Beginning with the first line, set down every line through the one containing "minimum width=530pt, minimum", exactly as it appears, but not the pictures.

____

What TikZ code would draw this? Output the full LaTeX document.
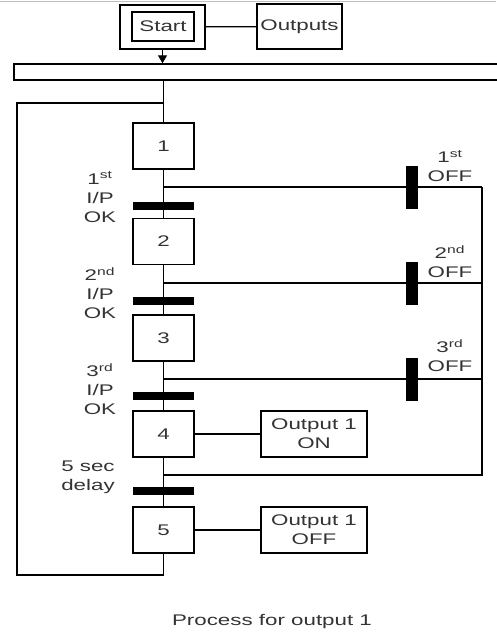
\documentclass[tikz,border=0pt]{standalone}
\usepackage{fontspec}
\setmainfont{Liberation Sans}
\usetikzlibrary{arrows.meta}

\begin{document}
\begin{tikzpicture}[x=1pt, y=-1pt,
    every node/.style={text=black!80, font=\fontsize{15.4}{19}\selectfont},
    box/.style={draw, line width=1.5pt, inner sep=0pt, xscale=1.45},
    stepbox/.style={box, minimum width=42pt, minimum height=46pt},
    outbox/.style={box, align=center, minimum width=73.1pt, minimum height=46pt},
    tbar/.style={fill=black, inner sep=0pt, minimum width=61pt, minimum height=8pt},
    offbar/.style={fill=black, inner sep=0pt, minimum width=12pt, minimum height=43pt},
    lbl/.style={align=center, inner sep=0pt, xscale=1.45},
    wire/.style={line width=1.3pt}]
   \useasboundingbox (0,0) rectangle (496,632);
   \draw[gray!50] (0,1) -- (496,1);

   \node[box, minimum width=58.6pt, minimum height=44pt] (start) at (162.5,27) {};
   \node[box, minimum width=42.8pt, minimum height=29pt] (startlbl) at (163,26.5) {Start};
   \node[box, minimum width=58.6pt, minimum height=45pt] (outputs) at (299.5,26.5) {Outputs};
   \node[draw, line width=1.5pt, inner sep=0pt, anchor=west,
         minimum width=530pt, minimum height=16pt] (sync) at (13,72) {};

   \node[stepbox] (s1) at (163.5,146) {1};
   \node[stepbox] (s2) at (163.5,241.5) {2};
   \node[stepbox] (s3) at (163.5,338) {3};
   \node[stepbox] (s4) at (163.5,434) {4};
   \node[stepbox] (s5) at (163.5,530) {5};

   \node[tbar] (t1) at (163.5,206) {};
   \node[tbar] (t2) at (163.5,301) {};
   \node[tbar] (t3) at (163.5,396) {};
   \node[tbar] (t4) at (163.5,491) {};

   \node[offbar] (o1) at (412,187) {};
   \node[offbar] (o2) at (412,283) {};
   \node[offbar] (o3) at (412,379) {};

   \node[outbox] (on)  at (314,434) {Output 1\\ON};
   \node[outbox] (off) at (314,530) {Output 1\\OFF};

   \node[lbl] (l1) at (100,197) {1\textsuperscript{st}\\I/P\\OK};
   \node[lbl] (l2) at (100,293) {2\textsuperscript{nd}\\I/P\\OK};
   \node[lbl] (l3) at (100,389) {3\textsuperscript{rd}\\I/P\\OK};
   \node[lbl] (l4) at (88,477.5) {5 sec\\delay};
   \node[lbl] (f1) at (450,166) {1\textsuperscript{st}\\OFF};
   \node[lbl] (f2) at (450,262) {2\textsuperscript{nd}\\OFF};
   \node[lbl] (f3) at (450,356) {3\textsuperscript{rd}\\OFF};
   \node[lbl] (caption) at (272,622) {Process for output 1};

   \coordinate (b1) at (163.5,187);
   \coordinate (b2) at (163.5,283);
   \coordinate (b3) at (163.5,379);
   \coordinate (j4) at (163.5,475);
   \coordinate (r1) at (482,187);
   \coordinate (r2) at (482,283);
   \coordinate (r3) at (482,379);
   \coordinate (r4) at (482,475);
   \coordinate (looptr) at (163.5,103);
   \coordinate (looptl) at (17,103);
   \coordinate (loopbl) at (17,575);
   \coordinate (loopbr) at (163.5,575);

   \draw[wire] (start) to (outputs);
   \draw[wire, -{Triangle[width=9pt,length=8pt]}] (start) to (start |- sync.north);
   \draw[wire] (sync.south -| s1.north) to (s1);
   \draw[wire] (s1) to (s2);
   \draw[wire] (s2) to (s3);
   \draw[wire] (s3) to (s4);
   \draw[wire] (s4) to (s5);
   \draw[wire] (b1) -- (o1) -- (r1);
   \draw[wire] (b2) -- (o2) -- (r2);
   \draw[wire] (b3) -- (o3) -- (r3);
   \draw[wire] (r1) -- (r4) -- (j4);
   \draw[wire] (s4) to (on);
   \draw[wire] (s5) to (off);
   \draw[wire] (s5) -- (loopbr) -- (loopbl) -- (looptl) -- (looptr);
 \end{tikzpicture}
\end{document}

____

EXERCISE OUTPUT |
What TikZ code would draw this? Output the full LaTeX document.
\documentclass[tikz,border=0pt]{standalone}
\usepackage{fontspec}
\setmainfont{Liberation Sans}
\usetikzlibrary{arrows.meta}

\begin{document}
\begin{tikzpicture}[x=1pt, y=-1pt,
    every node/.style={text=black!80, font=\fontsize{15.4}{19}\selectfont},
    box/.style={draw, line width=1.5pt, inner sep=0pt, xscale=1.45},
    stepbox/.style={box, minimum width=42pt, minimum height=46pt},
    outbox/.style={box, align=center, minimum width=73.1pt, minimum height=46pt},
    tbar/.style={fill=black, inner sep=0pt, minimum width=61pt, minimum height=8pt},
    offbar/.style={fill=black, inner sep=0pt, minimum width=12pt, minimum height=43pt},
    lbl/.style={align=center, inner sep=0pt, xscale=1.45},
    wire/.style={line width=1.3pt}]
   \useasboundingbox (0,0) rectangle (496,632);
   \draw[gray!50] (0,1) -- (496,1);

   \node[box, minimum width=58.6pt, minimum height=44pt] (start) at (162.5,27) {};
   \node[box, minimum width=42.8pt, minimum height=29pt] (startlbl) at (163,26.5) {Start};
   \node[box, minimum width=58.6pt, minimum height=45pt] (outputs) at (299.5,26.5) {Outputs};
   \node[draw, line width=1.5pt, inner sep=0pt, anchor=west,
         minimum width=530pt, minimum height=16pt] (sync) at (13,72) {};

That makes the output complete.